Haunted by the imaginary worlds of the confiscated contraband books and movies that her father trafficked in to pay for her education and her dowry, and unable to reconcile them with the expectations of the real world of her present, she ends up as the central figure in a scandal that catapults her into the public eye and plays out in equal measures in the local news and in backroom deliberations, all fueled by winds of anti-Muslim hysteria. 

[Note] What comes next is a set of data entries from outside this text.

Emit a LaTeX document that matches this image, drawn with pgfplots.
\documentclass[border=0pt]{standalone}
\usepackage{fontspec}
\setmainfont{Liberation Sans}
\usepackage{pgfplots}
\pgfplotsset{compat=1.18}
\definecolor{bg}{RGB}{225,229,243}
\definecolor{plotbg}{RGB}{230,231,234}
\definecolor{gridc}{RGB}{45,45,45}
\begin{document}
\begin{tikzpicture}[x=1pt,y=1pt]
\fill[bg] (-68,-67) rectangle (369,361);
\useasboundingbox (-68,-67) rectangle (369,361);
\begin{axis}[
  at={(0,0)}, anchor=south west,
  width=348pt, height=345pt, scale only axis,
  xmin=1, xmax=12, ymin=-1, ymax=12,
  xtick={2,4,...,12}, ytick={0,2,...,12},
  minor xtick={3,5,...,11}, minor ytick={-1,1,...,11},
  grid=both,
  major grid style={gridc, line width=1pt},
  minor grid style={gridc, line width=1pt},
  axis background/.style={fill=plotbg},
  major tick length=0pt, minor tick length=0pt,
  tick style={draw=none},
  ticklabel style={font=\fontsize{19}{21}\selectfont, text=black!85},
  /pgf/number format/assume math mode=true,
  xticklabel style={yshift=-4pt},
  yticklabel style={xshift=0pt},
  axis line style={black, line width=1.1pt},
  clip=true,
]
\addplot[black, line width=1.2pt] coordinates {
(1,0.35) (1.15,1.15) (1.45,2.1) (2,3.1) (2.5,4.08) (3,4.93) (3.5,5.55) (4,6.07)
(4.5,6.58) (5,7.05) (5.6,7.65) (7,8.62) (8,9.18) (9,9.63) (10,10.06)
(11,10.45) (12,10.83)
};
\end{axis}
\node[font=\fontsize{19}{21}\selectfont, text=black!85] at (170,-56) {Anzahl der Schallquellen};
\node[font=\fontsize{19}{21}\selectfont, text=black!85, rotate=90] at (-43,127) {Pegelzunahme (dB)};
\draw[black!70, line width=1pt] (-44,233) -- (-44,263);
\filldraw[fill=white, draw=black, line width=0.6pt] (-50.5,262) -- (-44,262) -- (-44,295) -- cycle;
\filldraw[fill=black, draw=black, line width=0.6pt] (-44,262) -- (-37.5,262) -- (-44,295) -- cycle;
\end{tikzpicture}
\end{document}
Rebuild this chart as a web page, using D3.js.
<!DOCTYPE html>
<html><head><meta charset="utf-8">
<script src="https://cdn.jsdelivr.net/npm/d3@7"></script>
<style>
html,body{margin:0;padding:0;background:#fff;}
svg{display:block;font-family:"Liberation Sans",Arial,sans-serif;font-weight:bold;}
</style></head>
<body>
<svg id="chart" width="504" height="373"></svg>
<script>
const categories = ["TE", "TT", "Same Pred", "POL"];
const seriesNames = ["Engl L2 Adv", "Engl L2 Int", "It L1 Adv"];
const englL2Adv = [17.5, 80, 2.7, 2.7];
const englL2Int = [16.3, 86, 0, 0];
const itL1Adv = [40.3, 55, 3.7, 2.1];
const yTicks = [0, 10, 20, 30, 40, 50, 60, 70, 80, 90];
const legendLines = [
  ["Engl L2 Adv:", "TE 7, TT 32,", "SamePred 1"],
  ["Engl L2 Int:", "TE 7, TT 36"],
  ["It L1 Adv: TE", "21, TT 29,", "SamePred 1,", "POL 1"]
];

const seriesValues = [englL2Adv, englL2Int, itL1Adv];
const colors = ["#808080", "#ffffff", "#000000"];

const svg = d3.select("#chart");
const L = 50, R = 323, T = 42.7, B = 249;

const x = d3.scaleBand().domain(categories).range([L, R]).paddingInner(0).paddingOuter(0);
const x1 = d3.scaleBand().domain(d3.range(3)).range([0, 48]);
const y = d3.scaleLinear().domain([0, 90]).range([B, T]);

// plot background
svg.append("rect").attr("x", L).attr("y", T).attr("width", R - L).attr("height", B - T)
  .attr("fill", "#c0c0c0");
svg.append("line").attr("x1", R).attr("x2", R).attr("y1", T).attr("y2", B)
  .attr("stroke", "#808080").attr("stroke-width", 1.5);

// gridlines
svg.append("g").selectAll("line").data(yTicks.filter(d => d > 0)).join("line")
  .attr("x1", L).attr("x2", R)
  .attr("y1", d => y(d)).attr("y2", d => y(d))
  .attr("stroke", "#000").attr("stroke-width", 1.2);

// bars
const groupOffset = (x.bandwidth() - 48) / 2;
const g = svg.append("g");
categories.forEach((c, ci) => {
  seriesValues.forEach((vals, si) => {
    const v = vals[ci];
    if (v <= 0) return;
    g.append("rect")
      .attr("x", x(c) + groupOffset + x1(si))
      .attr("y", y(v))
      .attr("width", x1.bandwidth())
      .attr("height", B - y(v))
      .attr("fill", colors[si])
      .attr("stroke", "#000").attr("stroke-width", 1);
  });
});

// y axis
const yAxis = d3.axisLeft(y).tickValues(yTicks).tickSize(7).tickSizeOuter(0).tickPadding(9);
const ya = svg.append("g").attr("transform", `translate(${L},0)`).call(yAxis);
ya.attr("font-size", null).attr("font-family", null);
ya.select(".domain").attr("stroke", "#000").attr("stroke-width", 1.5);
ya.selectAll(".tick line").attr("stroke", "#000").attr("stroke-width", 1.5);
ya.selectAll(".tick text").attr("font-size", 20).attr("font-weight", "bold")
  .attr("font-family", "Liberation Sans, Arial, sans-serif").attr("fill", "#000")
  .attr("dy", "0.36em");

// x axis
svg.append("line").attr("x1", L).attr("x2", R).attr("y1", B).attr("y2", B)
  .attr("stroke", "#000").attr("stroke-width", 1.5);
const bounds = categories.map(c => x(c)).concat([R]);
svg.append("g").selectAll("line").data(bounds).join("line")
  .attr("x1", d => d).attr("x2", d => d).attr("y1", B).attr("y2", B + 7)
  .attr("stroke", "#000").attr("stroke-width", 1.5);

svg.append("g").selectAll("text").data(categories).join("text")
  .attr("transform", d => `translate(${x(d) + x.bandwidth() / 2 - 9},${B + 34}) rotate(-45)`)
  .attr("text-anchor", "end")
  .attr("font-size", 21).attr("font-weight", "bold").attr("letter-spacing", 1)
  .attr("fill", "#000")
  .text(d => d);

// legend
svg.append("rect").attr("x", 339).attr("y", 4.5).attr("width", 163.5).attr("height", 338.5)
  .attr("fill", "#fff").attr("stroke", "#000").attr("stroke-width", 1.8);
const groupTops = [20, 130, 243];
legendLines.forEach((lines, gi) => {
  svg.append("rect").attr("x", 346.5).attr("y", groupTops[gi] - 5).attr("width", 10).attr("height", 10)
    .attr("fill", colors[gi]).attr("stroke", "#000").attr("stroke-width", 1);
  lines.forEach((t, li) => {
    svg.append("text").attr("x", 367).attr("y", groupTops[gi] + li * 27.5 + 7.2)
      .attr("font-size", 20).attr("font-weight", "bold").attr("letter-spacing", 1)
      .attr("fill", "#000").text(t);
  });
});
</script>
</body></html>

The Black-Marketer's Daughter was a finalist for the Disquiet Open Borders Book Prize, and praised by the jury as a "complicated and compelling story" of our times, with two key cornerstones of the novel being the unsympathetic voice with which Mallick, almost objectively, relays catastrophic and deeply emotional events, and the unsparing eye with which he illuminates the different angles and conflicting interests at work in a complex situation. The cumulative effects, while deliberately unsettling to readers, nevertheless keeps them glued to the pages out of sheer curiosity about what will happen next.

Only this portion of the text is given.